The comedy is pure and authentic, not forced and it is definitely urban for its time, as well as very, very New York.  I feel there is a huge audience for this show just waiting for it and is a set worth going out of your way for.  The 1.33 X 1 black and white image looks really good throughout from 35mm prints in fine condition (wish there was a Blu-ray set) and the Dolby Digital 2.0 Mono is good, though the audio can sound compressed depending on the episode.  There is also a little dropout in a few spots, but overall, this is impressive for a show its age that is essentially a near-orphaned series and it holds up well to TV shows on DVD from the same period released by other companies all around, including imports.

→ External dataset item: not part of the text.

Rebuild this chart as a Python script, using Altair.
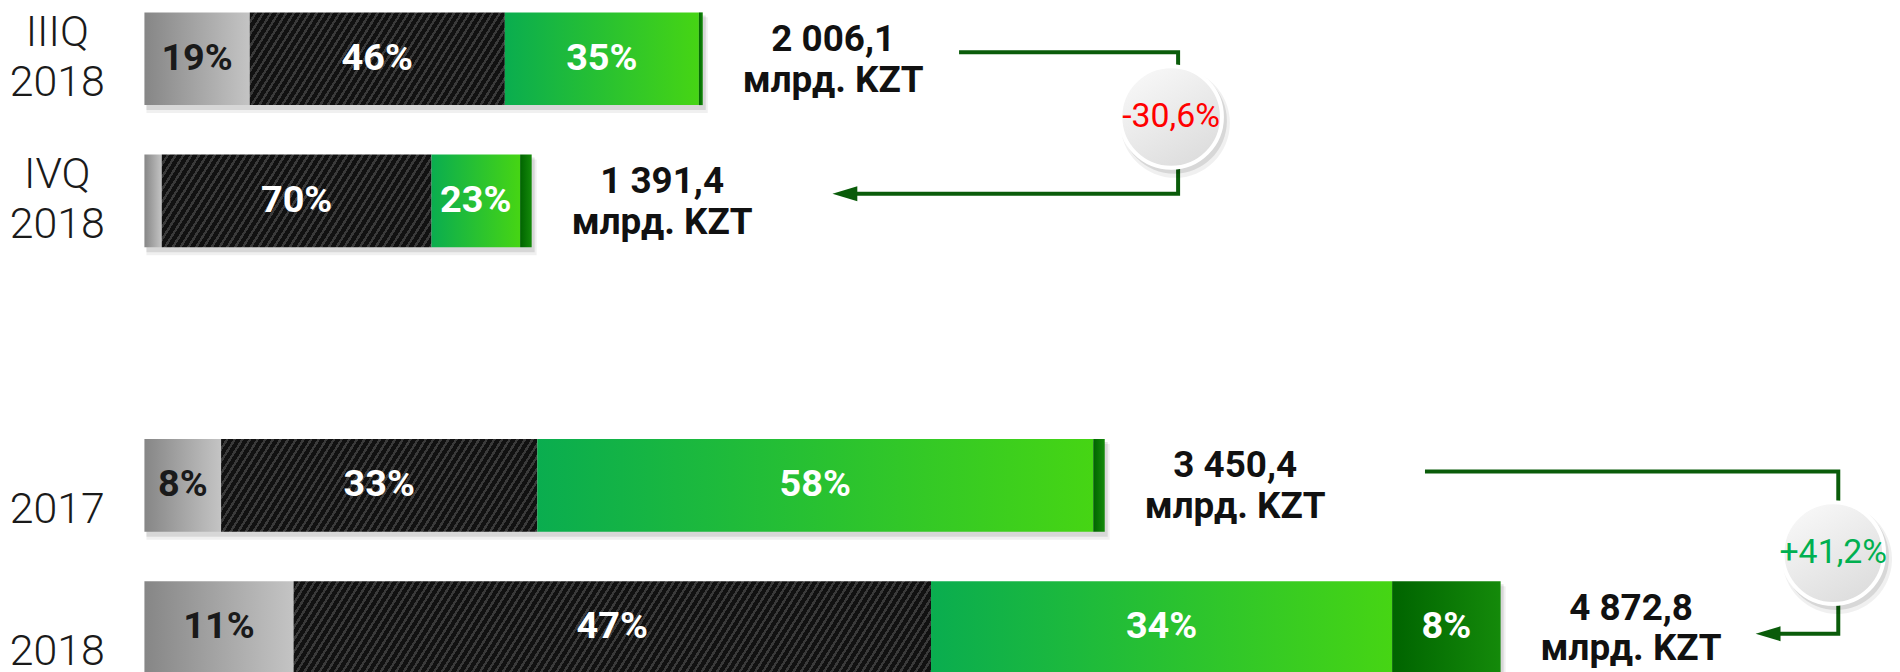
import math
import altair as alt
import pandas as pd

# ------------------------------------------------------------------ data
periods = ["IIIQ 2018", "IVQ 2018", "2017", "2018"]
slots = [0, 1, 3, 4]                          # row slots (an empty slot separates the pairs)
totals = [2006.1, 1391.4, 3450.4, 4872.8]     # млрд. KZT
total_text = ["2 006,1", "1 391,4", "3 450,4", "4 872,8"]
unit_text = "млрд. KZT"
segments = ["A", "B", "C", "D"]
share_a = [19, 4.5, 8, 11]
share_b = [46, 70, 33, 47]
share_c = [35, 23, 58, 34]
share_d = [0.7, 3, 1.2, 8]
change_text = ["-30,6%", "+41,2%"]

# annotation anchors (data units: x in млрд. KZT, y in row slots)
conn_x_start = [2927, 4601]
conn_x_turn = [3714, 6086]
conn_x_tip = [2472, 5789]
conn_y_from = [-0.046, 2.903]
conn_y_to = [0.949, 4.044]
badge_x = [3689, 6068]
badge_y = [0.410, 3.477]

# ------------------------------------------------------------------ tables
rows = []
for i, p in enumerate(periods):
    sh = [share_a[i], share_b[i], share_c[i], share_d[i]]
    s = sum(sh)
    for j, seg in enumerate(segments):
        rows.append(dict(period=p, slot=slots[i], total=totals[i], seg=seg, order=j,
                         share=sh[j], amount=sh[j] / s * totals[i],
                         pct=f"{round(sh[j])}%"))
seg_df = pd.DataFrame(rows)

bars_df = pd.DataFrame(dict(period=periods, slot=slots, total=totals,
                            label=[t + "\n" + unit_text for t in total_text]))

line_rows = []
for c in range(len(change_text)):
    pts = [(conn_x_start[c], conn_y_from[c]), (conn_x_turn[c], conn_y_from[c]),
           (conn_x_turn[c], conn_y_to[c]), (conn_x_tip[c] + 36, conn_y_to[c])]
    for o, (x, y) in enumerate(pts):
        line_rows.append(dict(conn=c, o=o, x=x, y=y))
line_df = pd.DataFrame(line_rows)
tip_df = pd.DataFrame(dict(conn=range(len(change_text)), x=conn_x_tip, y=conn_y_to))
badge_df = pd.DataFrame(dict(change=change_text, x=badge_x, y=badge_y))

# ------------------------------------------------------------------ scales
PLOT_W, PLOT_H = 1755, 664
X_MAX = 6279
Y_MIN, Y_MAX = -0.347, 4.303
HALF = 0.326
k_px = PLOT_W / X_MAX
row_px = PLOT_H / (Y_MAX - Y_MIN)

xscale = alt.Scale(domain=[0, X_MAX], nice=False, zero=False)
yscale = alt.Scale(domain=[Y_MIN, Y_MAX], nice=False, zero=False, reverse=True)


def label_expr():
    parts = []
    for s, p in zip(slots, periods):
        toks = p.split(" ")
        if len(toks) == 1:
            toks = [" "] + toks
        arr = "[" + ",".join(f"'{t}'" for t in toks) + "]"
        parts.append(f"datum.value == {s} ? {arr} : ")
    return "".join(parts) + "''"


yaxis = alt.Axis(values=slots, labelExpr=label_expr(), ticks=False, domain=False, grid=False,
                 labelAlign="center", labelBaseline="middle", labelPadding=88,
                 labelOffset=-26,
                 labelFont="Roboto", labelFontWeight=300, labelFontSize=43,
                 labelColor="#1a1a1a", labelLineHeight=50, labelOverlap=False,
                 labelFlush=False, labelBound=False, title=None)


def X(f):
    return alt.X(f, type="quantitative", scale=xscale, axis=None)


def Y(f):
    return alt.Y(f, type="quantitative", scale=yscale, axis=yaxis)


def lin(c0, c1, x2=1, y2=0):
    return alt.LinearGradient(gradient="linear",
                              stops=[alt.GradientStop(color=c0, offset=0),
                                     alt.GradientStop(color=c1, offset=1)],
                              x1=0, y1=0, x2=x2, y2=y2)


def stripes(w, h, period=6.5, frac=0.36, theta=58, dark="#111111", light="#3a3a3a"):
    t = math.radians(theta)
    L = w * math.sin(t) + h * math.cos(t)
    c = L / (w * w * math.sin(t) ** 2 + h * h * math.cos(t) ** 2)
    gu, gv = c * w * math.sin(t), c * h * math.cos(t)
    n = max(1, int(L / period))
    stops = []
    for i in range(n):
        a, b, e = i / n, (i + 1 - frac) / n, (i + 1) / n
        stops += [alt.GradientStop(color=dark, offset=a), alt.GradientStop(color=dark, offset=b),
                  alt.GradientStop(color=light, offset=b), alt.GradientStop(color=light, offset=e)]
    return alt.LinearGradient(gradient="linear", stops=stops, x1=0, y1=0, x2=gu, y2=gv)


# ------------------------------------------------------------------ layers
bar_base = alt.Chart(bars_df).transform_calculate(
    top=f"datum.slot - {HALF}", bot=f"datum.slot + {HALF}", zero="0")

shadow1 = bar_base.mark_rect(fill="#000000", opacity=0.10, xOffset=2, x2Offset=3,
                             yOffset=3, y2Offset=5).encode(
    x=X("zero:Q"), x2="total:Q", y=Y("top:Q"), y2="bot:Q")
shadow2 = bar_base.mark_rect(fill="#000000", opacity=0.06, xOffset=2, x2Offset=5,
                             yOffset=5, y2Offset=8).encode(
    x=X("zero:Q"), x2="total:Q", y=Y("top:Q"), y2="bot:Q")

seg_base = alt.Chart(seg_df).transform_stack(
    stack="amount", groupby=["period"], as_=["x0", "x1"],
    sort=[alt.SortField("order", order="ascending")]
).transform_calculate(top=f"datum.slot - {HALF}", bot=f"datum.slot + {HALF}",
                      mid="(datum.x0 + datum.x1) / 2")


def seg_layer(seg, fill, period=None):
    flt = f"datum.seg == '{seg}'"
    if period is not None:
        flt += f" && datum.period == '{period}'"
    return seg_base.transform_filter(flt).mark_rect(fill=fill).encode(
        x=X("x0:Q"), x2="x1:Q", y=Y("top:Q"), y2="bot:Q")


layers = [shadow1, shadow2]
layers.append(seg_layer("A", lin("#868686", "#c4c4c4")))
bar_h = 2 * HALF * row_px
for i, p in enumerate(periods):
    amt = seg_df[(seg_df.period == p) & (seg_df.seg == "B")].amount.iloc[0]
    layers.append(seg_layer("B", stripes(amt * k_px, bar_h), period=p))
layers.append(seg_layer("C", lin("#0aad4f", "#46d514")))
layers.append(seg_layer("D", lin("#006400", "#148a0a")))

pct = seg_base.transform_filter("datum.share >= 5").mark_text(
    font="Roboto", fontWeight="bold", fontSize=38, baseline="middle", align="center"
).encode(x=X("mid:Q"), y=Y("slot:Q"), text="pct:N",
         color=alt.condition("datum.seg == 'A'", alt.value("#1a1a1a"), alt.value("#ffffff")))
layers.append(pct)

totals_txt = alt.Chart(bars_df).mark_text(
    font="Roboto", fontWeight="bold", fontSize=37, baseline="middle", align="center",
    lineBreak="\n", lineHeight=41, dx=131, dy=-19, color="#111111"
).encode(x=X("total:Q"), y=Y("slot:Q"), text="label:N")
layers.append(totals_txt)

conn_line = alt.Chart(line_df).mark_line(
    color="#0a5c0a", strokeWidth=4, strokeJoin="miter", strokeCap="butt"
).encode(x=X("x:Q"), y=Y("y:Q"), detail="conn:N", order="o:Q")
layers.append(conn_line)

arrow = alt.Chart(tip_df).mark_point(
    shape="M-1,0L1,-0.6L1,0.6Z", filled=True, size=625, color="#0a5c0a",
    opacity=1, xOffset=12.5
).encode(x=X("x:Q"), y=Y("y:Q"))
layers.append(arrow)

badge_shadow1 = alt.Chart(badge_df).mark_point(
    shape="circle", filled=True, size=110 ** 2, color="#000000", opacity=0.06,
    xOffset=4, yOffset=6).encode(x=X("x:Q"), y=Y("y:Q"))
badge_shadow2 = alt.Chart(badge_df).mark_point(
    shape="circle", filled=True, size=106 ** 2, color="#000000", opacity=0.10,
    xOffset=3, yOffset=4).encode(x=X("x:Q"), y=Y("y:Q"))
badge = alt.Chart(badge_df).mark_point(
    shape="circle", filled=True, size=102 ** 2, opacity=1,
    fill=lin("#fbfbfb", "#dedede", x2=0.6, y2=1), stroke="#ffffff", strokeWidth=4
).encode(x=X("x:Q"), y=Y("y:Q"))
badge_txt = alt.Chart(badge_df).mark_text(
    font="Roboto", fontSize=34, baseline="middle", align="center"
).encode(x=X("x:Q"), y=Y("y:Q"), text="change:N",
         color=alt.condition("indexof(datum.change, '-') == 0",
                             alt.value("#ff0000"), alt.value("#00b050")))
layers += [badge_shadow1, badge_shadow2, badge, badge_txt]

chart = alt.layer(*layers).properties(
    width=PLOT_W, height=PLOT_H,
    autosize=alt.AutoSizeParams(type="none"),
    padding={"left": 137, "top": 0, "right": 0, "bottom": 0},
    background="#ffffff",
).configure_view(stroke=None)

chart.save("out.html", embed_options={"renderer": "svg", "actions": False})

The only extra is a good one and a new one.  Megafan (and hilarious stand-up comic) Robert Klein interviews two of the stars who are still with us from the show: Hank Garrett and Charlotte Rae, the latter of whom is known for later playing Mrs. Garrett on Diff’rent Strokes and even longer on spin-off The Facts of Life.  I recommend seeing it after watching the series and hope further seasons have more extras.

 

 

With the new Dallas Movie Collection, Warner Bros. has finally issued every single part of the classic catalog of shows and reunions on DVD after getting all 14 (!!!) seasons out on DVD, which you can read more about starting at this link:

 

http://www.fulvuedrive-in.com/review/10702/Dallas+%E2%80%93+The+Complete

 

 

This set has all three TV movies and a reunion special where the cast talks about the success of the show.  The best of the three dramas is The Early Years (1986), showing how The Ewings came to power and how all of their struggles were set up.  Rightly set up as a one shot telefilm, it has been retransferred here in a new HD 1.33 X 1 transfer centered in an anamorphically enhanced 1.78 X 1 frame and looks good.  It is smart, more serious than the show eventually became and worth revisiting.

 

J.R. Returns (1996) is the first of the films with the cast after the show was cancelled and despite J.R.’s fate at the end of the final episode, he is back in the mortal world to raise some new hell.  It is not bad, but can be uneven, though the ending works.  War Of The Ewings (1998) gets silly early and never recovers, down to its ridiculous ending and the franchise has been pretty dead ever since.  That leaves Return To Southfork (2004) is better with a fun reunion of the actors being more fun as themselves as they had been on the show.

 

Of course, a new Dallas series is on the way after an ill-fated theatrical feature film with John Travolta as J.R. and Jennifer Lopez as Sue Ellen imploded badly.  When the new show debuts, it will extend the record of the original returning actors as some of the longest-running characters in TV history.  See this set now to compare.

 

Another long running character is Sgt. Joe Friday, the classic policeman created by and played by Jack Webb, starting in the radio drama years.  Friday became a hit in the 1950s when the show moved to TV and was later revived in a very successful color series.  Dragnet 1970 – Season Four was the final season of that final run, fun as ever in the last 26 episodes he would ever made.  You can read about the show at these links:

 

Two/1968

http://www.fulvuedrive-in.com/review/10392/Dragnet+1968+-+Season+2+(Shout

 

Three/1969

http://www.fulvuedrive-in.com/review/10611/Dragnet+1969+(Shout!+Factory+DVD

 

The show looks and sounds as decent as a DVD in a 1.33 X 1 presentation with Dolby Digital 2.0 Mono could be, presented on 4 discs.  Harry Morgan was with him to the end as Bill Gannon and they had a fun chemistry that made the show always watchable.  A nice extra includes their last appearance in character and together in a great skit in Jack Benny’s Second Farewell Special.

 

 

Vivendi has picked up the Sid & Marty Krofft catalog and starting at the beginning, have reissued H.R. Pufnstuf – The Complete Series (1969) in the same transfers (sometimes missing the very opening part of the credits on show episodes) with new art and our edition includes a Bobblehead of the title character.  One of the episodes of this show was recently included in the terrific DVD compilation Saturday Morning Hits which we covered at this link:

 

http://www.fulvuedrive-in.com/review/10577/Sid+&+Marty+Krofft%E2%80%99s+S

 

The show has aged well and was shot on film, so this is a rare case where maybe a Blu-ray of the series (plus maybe the Pufnstuf theatrical feature film) could be issued on Blu-ray, but this is fun either way and you can see why the company had such a great launch.  The comedy is amusing, it is a family show, it remains child-friendly and it includes semi-memorable songs sung in the middle of the stories that became common on all such shows of the time.

 

The 1.33 X 1 image is sometimes rough, but is usually not bad and color is decent to really good, while the Dolby Digital 2.0 Mono sounds pretty good.  Extras include the Bobblehead, downloadable Coloring Book with Vintage Sheet Music and a clip from the Krofft Superstar Hour (hosted by The Bay City Rollers!) from the internal show Horror Hotel with Witchiepoo (Billie Hayes) reprising her role from this show.  Nice packaging overall and hopefully the beginning of all the Krofft series finally making it to DVD.